As per data available on the BSE, the Rs 5,235 crore Delhivery IPO was oversubscribed by 1.20X at 1:50 pm, with qualified institutional buyers (QIB) coming in as the savior.

The QIB category was oversubscribed by 2.04X however, the non-institutional investors, retail investors and employee categories still remain undersubscribed.

Delhivery had fixed a price band in the range of Rs 462 to Rs 487. The first two days of the IPO saw weak response from the investors, with questions looming large on whether the IPO would sail through.

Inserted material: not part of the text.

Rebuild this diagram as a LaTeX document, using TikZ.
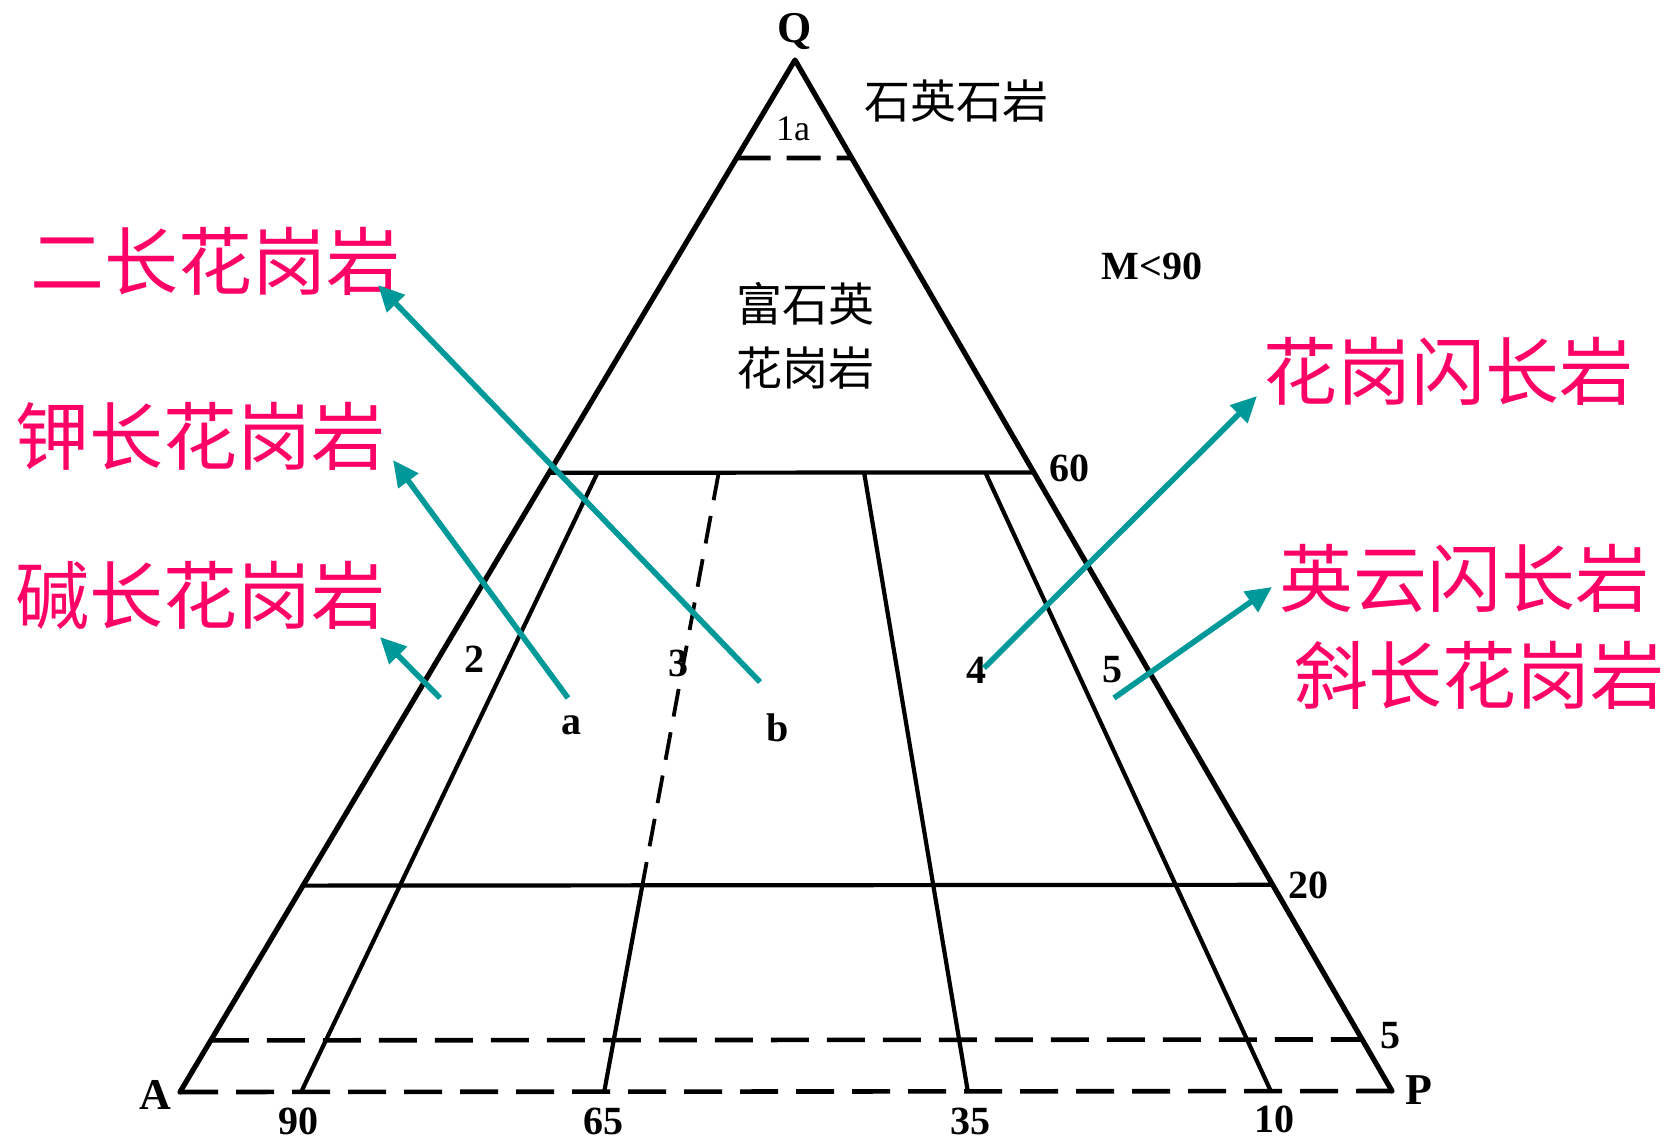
\documentclass[tikz,border=0pt]{standalone}
\usepackage{fontspec}
\setmainfont{Liberation Serif}
\newfontfamily\cjk{Noto Sans CJK SC}
\usetikzlibrary{arrows.meta}
\definecolor{lab}{HTML}{FF0066}
\definecolor{arr}{HTML}{009999}
\tikzset{
  edge/.style={line width=2.6pt, line cap=round, line join=round},
  inner/.style={line width=2.1pt},
  dsh/.style={line width=2.3pt, dash pattern=on 19pt off 9pt},
  num/.style={font=\fontsize{20}{23}\selectfont\bfseries, inner sep=0pt},
  bignum/.style={font=\fontsize{22}{25}\selectfont\bfseries, inner sep=0pt},
  blk/.style={font=\cjk\fontsize{23}{30}\selectfont, inner sep=0pt, align=center},
  pink/.style={font=\cjk\fontsize{37}{44}\selectfont, text=lab, inner sep=0pt},
  tarrow/.style={draw=arr, line width=2.8pt, -{Triangle[length=13pt,width=12pt]}}
}
\begin{document}
\begin{tikzpicture}[x=0.5pt,y=-0.5pt]
\useasboundingbox (0,0) rectangle (1668,1141);
\fill[white] (0,0) rectangle (1668,1141);
% corners
\coordinate (A) at (180,1092);
\coordinate (P) at (1392,1091);
\coordinate (Q) at (795,60);
% horizontal levels
\coordinate (T1) at (barycentric cs:A=0.095,P=0,Q=0.905);
\coordinate (T2) at (barycentric cs:A=0,P=0.095,Q=0.905);
\coordinate (S1) at (barycentric cs:A=0.4,P=0,Q=0.6);
\coordinate (S2) at (barycentric cs:A=0,P=0.4,Q=0.6);
\coordinate (U1) at (barycentric cs:A=0.8,P=0,Q=0.2);
\coordinate (U2) at (barycentric cs:A=0,P=0.8,Q=0.2);
\coordinate (V1) at (barycentric cs:A=0.95,P=0,Q=0.05);
\coordinate (V2) at (barycentric cs:A=0,P=0.95,Q=0.05);
% ray lines: 90, 65, 35, 10
\coordinate (r90t) at (barycentric cs:A=0.36,P=0.04,Q=0.6);
\coordinate (r90b) at (barycentric cs:A=0.9,P=0.1,Q=0);
\coordinate (r65t) at (barycentric cs:A=0.26,P=0.14,Q=0.6);
\coordinate (r65m) at (barycentric cs:A=0.52,P=0.28,Q=0.2);
\coordinate (r65b) at (barycentric cs:A=0.65,P=0.35,Q=0);
\coordinate (r35t) at (barycentric cs:A=0.14,P=0.26,Q=0.6);
\coordinate (r35b) at (barycentric cs:A=0.35,P=0.65,Q=0);
\coordinate (r10t) at (barycentric cs:A=0.04,P=0.36,Q=0.6);
\coordinate (r10b) at (barycentric cs:A=0.1,P=0.9,Q=0);

% dashed lines
\draw[dsh] (A) -- (P);
\draw[dsh] (V1) -- (V2);
\draw[dsh, dash pattern=on 17pt off 8pt] (T1) -- (T2);
\draw[dsh, line width=1.9pt, dash pattern=on 14pt off 8pt] (r65t) -- (r65m);
% solid inner lines
\draw[inner] (S1) -- (S2);
\draw[inner] (U1) -- (U2);
\draw[inner] (r90t) -- (r90b);
\draw[inner] (r65m) -- (r65b);
\draw[inner] (r35t) -- (r35b);
\draw[inner] (r10t) -- (r10b);
% triangle
\draw[edge] (A) -- (Q) -- (P);

% vertex and scale labels
\node[bignum] (lQ) at (795,31) {Q};
\node[bignum] (lA) at (155,1095) {A};
\node[bignum] (lP) at (1419,1090) {P};
\node[num, font=\fontsize{18}{20}\selectfont] (l1a) at (793,129) {1a};
\node[num] (l60) at (1069,468) {60};
\node[num] (l20) at (1308,885) {20};
\node[num] (l5r) at (1390,1036) {5};
\node[num] (l90) at (298,1121) {90};
\node[num] (l65) at (603,1121) {65};
\node[num] (l35) at (970,1121) {35};
\node[num] (l10) at (1274,1119) {10};
\node[num] (lM) at (1152,266) {M<90};
% field numbers
\node[num] (f2) at (474,659) {2};
\node[num] (f3) at (678,663) {3};
\node[num] (f4) at (976,670) {4};
\node[num] (f5) at (1112,670) {5};
\node[num] (fa) at (571,725) {a};
\node[num] (fb) at (778,728) {b};

% black Chinese labels
\node[blk] (qtz) at (956,101) {石英石岩};
\node[blk, text width=150pt] (rich) at (805,336) {富石英\\[2pt]花岗岩};

% pink labels
\node[pink] (ez) at (215,261) {二长花岗岩};
\node[pink] (jia) at (200,436) {钾长花岗岩};
\node[pink] (jian) at (200,595) {碱长花岗岩};
\node[pink] (hgs) at (1448,371) {花岗闪长岩};
\node[pink] (yy) at (1464,578) {英云闪长岩};
\node[pink] (xie) at (1479,675) {斜长花岗岩};

% arrow endpoints
\coordinate (sb) at (760,682);
\coordinate (tb) at (378,285);
\coordinate (sa) at (568,698);
\coordinate (ta) at (393,460);
\coordinate (sk) at (440,698);
\coordinate (tk) at (380,637);
\coordinate (s4) at (984,668);
\coordinate (t4) at (1257,396);
\coordinate (s5) at (1114,698);
\coordinate (t5) at (1272,587);
\draw[tarrow] (sb) -- (tb);
\draw[tarrow] (sa) -- (ta);
\draw[tarrow] (sk) -- (tk);
\draw[tarrow] (s4) -- (t4);
\draw[tarrow] (s5) -- (t5);
\end{tikzpicture}
\end{document}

This logistics unicorn has already raised Rs 2,347 crore from 64 anchors a day prior to the bidding process. The anchor investors were allocated 48 million shares at Rs 487 per share. The foreign investors who participated in the anchor round included Tiger Global, Bay Capital, Steadview, Fidelity, Baillie Gifford, Schroders, Aberdeen Standard Life, among others. The domestic investors who participated in this round include the mutual funds of SBI, HDFC, ICICI, etc.

The IPO of Delhivery comes at a time when the stock markets across the world are bearish. The other startups that went public last year — Nykaa, PolicyBazaar, Paytm, Zomato, and Freshworks — have all seen a steep decline in their share value, with some now trading at below their issue price.